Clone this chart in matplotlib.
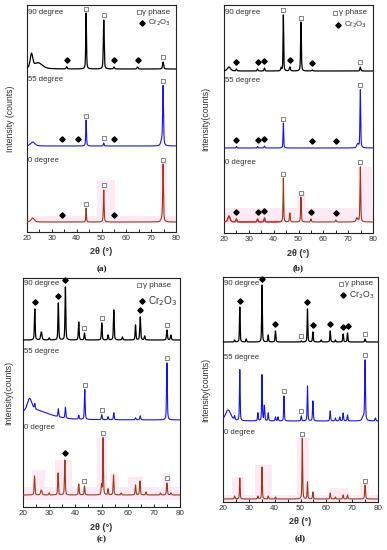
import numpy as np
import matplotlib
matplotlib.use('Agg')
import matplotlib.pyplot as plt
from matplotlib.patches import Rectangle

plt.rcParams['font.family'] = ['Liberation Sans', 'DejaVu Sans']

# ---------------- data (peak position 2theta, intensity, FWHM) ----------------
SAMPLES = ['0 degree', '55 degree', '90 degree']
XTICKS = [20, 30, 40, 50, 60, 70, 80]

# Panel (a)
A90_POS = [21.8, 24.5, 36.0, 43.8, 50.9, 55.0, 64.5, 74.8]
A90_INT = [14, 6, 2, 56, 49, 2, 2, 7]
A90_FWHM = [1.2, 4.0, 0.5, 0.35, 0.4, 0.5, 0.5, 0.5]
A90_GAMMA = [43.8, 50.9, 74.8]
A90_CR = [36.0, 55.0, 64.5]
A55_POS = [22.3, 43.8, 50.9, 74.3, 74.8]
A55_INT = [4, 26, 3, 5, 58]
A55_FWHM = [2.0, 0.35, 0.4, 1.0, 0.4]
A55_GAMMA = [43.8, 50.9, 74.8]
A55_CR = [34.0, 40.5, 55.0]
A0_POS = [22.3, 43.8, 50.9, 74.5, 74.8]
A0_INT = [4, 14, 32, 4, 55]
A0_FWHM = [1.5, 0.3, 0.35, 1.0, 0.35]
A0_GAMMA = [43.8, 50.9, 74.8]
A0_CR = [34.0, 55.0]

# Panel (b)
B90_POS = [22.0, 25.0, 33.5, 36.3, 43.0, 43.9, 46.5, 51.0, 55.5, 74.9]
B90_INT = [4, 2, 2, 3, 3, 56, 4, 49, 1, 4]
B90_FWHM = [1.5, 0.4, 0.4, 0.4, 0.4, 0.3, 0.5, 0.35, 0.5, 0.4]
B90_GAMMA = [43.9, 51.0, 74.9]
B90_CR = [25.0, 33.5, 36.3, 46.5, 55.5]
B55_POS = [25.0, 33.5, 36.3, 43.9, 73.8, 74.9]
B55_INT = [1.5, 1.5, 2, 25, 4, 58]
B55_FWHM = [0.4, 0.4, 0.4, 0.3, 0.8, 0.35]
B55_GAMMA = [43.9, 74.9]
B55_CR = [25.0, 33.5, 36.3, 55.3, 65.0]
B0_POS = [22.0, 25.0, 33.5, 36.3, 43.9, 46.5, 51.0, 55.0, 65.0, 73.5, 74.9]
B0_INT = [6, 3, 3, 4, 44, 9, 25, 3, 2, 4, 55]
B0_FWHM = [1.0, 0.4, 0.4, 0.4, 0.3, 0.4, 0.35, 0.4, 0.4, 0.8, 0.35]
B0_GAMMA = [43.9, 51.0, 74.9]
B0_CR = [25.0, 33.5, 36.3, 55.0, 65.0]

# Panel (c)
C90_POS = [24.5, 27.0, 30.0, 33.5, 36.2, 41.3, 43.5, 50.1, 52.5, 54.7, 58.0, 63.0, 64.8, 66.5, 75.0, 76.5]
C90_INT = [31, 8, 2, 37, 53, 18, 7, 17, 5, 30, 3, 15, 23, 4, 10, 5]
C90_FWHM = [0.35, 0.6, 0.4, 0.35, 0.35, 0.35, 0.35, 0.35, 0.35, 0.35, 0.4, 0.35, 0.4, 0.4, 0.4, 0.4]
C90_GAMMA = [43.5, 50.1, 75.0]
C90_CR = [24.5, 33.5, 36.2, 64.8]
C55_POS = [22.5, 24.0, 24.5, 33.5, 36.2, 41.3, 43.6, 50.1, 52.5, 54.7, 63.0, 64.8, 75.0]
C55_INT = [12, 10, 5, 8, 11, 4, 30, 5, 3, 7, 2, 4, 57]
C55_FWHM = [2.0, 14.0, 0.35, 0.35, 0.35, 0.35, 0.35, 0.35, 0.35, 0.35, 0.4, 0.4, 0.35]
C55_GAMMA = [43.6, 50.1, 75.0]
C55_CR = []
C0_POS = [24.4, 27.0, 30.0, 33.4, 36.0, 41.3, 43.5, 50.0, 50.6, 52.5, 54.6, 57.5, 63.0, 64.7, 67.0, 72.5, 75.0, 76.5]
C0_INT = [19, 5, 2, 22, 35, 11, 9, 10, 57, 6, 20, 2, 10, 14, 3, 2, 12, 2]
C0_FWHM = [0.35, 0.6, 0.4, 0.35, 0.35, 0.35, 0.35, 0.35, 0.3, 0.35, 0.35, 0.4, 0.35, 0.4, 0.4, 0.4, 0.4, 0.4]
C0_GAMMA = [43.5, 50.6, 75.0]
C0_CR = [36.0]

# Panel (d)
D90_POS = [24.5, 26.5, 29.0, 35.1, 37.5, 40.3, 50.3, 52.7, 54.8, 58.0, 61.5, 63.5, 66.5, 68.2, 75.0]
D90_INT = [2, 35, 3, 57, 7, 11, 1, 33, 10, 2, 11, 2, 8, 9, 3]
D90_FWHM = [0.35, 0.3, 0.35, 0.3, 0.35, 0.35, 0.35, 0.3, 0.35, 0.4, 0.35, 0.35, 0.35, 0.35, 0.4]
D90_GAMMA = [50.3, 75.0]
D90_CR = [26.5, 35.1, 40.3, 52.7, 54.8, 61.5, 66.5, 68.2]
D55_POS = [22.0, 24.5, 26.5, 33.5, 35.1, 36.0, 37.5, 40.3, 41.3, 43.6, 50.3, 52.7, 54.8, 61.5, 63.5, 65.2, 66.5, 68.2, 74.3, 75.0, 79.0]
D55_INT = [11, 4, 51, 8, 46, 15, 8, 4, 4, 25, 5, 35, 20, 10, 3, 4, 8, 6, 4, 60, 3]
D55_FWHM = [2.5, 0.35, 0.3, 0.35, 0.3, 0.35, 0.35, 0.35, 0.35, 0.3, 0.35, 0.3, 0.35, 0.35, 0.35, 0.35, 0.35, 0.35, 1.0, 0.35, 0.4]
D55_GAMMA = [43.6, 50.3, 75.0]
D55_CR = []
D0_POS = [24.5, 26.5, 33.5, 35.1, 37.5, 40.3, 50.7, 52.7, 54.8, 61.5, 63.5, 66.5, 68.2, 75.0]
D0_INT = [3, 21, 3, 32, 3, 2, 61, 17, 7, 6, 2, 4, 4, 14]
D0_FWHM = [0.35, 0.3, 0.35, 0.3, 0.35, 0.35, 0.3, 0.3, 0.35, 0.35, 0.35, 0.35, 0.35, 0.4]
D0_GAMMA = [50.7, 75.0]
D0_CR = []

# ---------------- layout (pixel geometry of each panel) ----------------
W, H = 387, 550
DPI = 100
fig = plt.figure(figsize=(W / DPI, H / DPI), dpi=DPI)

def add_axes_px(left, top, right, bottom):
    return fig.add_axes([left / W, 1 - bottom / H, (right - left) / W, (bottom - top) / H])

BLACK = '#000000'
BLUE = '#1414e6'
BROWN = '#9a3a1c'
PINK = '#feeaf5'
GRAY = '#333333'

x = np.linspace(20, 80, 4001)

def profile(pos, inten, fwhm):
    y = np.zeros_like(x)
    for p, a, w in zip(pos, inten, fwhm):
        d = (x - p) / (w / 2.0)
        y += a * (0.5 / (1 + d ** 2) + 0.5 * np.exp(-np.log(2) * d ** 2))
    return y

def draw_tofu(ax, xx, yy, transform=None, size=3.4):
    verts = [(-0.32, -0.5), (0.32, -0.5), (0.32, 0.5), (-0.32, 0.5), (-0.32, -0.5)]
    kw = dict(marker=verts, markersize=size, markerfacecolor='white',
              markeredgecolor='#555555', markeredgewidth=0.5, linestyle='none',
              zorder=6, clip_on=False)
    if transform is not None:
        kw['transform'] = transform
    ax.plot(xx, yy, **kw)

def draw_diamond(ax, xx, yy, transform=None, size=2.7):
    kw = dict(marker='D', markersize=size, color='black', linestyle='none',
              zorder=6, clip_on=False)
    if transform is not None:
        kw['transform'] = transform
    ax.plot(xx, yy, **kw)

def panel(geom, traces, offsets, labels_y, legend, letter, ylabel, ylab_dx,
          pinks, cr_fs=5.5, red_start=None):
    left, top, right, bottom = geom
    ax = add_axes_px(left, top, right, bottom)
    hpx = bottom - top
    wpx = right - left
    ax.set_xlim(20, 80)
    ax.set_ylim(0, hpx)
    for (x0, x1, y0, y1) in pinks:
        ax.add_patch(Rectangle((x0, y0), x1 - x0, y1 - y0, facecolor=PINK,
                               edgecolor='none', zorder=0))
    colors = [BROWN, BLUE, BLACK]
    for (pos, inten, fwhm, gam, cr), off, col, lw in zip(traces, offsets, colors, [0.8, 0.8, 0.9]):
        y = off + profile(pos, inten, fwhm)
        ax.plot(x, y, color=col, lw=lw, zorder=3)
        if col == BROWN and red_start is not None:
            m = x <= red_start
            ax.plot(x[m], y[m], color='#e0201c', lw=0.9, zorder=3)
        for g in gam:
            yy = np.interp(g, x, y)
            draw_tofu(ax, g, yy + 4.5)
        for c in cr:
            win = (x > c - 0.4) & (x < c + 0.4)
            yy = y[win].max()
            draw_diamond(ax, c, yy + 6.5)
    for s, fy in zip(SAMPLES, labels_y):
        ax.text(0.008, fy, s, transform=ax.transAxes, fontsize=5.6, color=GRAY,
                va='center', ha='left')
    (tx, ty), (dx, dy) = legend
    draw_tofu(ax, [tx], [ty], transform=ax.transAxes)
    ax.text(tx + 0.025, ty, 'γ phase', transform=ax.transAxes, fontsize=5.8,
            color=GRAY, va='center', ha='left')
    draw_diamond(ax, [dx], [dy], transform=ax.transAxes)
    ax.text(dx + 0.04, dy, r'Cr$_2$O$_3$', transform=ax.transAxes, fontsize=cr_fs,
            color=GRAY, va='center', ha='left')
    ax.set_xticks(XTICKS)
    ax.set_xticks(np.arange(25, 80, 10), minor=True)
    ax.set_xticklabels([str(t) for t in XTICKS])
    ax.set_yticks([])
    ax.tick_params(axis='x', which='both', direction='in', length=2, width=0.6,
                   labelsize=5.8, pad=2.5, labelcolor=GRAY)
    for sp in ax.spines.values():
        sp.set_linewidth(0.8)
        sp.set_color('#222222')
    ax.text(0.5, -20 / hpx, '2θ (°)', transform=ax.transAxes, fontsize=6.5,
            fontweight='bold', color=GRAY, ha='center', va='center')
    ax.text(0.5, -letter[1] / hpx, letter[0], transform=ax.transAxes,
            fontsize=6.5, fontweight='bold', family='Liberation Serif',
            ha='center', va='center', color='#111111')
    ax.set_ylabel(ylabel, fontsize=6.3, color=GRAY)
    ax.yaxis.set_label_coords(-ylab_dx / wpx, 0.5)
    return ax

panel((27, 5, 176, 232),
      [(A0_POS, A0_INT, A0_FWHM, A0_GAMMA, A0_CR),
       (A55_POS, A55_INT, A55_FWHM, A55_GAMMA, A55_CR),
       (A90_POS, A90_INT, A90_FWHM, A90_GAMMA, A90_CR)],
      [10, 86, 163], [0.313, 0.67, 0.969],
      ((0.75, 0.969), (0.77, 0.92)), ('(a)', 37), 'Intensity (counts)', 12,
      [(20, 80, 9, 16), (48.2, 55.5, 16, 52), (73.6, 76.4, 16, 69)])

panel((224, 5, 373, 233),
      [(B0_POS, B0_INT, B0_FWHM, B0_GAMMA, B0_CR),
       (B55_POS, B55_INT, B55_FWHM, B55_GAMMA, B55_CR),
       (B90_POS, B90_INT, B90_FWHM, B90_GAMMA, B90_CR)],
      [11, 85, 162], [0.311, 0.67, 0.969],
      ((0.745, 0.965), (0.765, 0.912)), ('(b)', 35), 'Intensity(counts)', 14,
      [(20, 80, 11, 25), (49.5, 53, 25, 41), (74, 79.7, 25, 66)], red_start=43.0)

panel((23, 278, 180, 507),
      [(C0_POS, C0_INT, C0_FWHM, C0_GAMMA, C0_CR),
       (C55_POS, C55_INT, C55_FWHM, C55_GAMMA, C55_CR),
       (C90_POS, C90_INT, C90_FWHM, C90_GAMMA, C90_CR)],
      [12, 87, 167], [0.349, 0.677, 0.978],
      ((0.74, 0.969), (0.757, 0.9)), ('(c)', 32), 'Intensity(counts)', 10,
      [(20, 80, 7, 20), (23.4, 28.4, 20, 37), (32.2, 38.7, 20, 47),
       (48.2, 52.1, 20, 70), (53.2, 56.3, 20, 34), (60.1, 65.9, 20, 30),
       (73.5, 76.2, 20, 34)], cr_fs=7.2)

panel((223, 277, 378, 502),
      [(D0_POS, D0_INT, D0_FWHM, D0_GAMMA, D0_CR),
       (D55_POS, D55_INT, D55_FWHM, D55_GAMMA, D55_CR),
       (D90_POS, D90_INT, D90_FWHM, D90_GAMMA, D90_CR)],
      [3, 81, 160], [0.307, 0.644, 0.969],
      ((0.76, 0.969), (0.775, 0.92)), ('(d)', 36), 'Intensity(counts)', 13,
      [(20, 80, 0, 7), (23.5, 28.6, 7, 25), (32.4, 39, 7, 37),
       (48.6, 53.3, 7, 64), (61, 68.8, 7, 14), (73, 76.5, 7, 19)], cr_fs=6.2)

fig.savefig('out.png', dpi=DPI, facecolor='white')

______________________________

## Set problem
Return, unchanged, the lines from the first line of the material through the line that holds "plt.rcParams['font.family'] = ['Liberation", inclusive, omitting pictures.

## Result for this task
Clone this chart in matplotlib.
import numpy as np
import matplotlib
matplotlib.use('Agg')
import matplotlib.pyplot as plt
from matplotlib.patches import Rectangle

plt.rcParams['font.family'] = ['Liberation Sans', 'DejaVu Sans']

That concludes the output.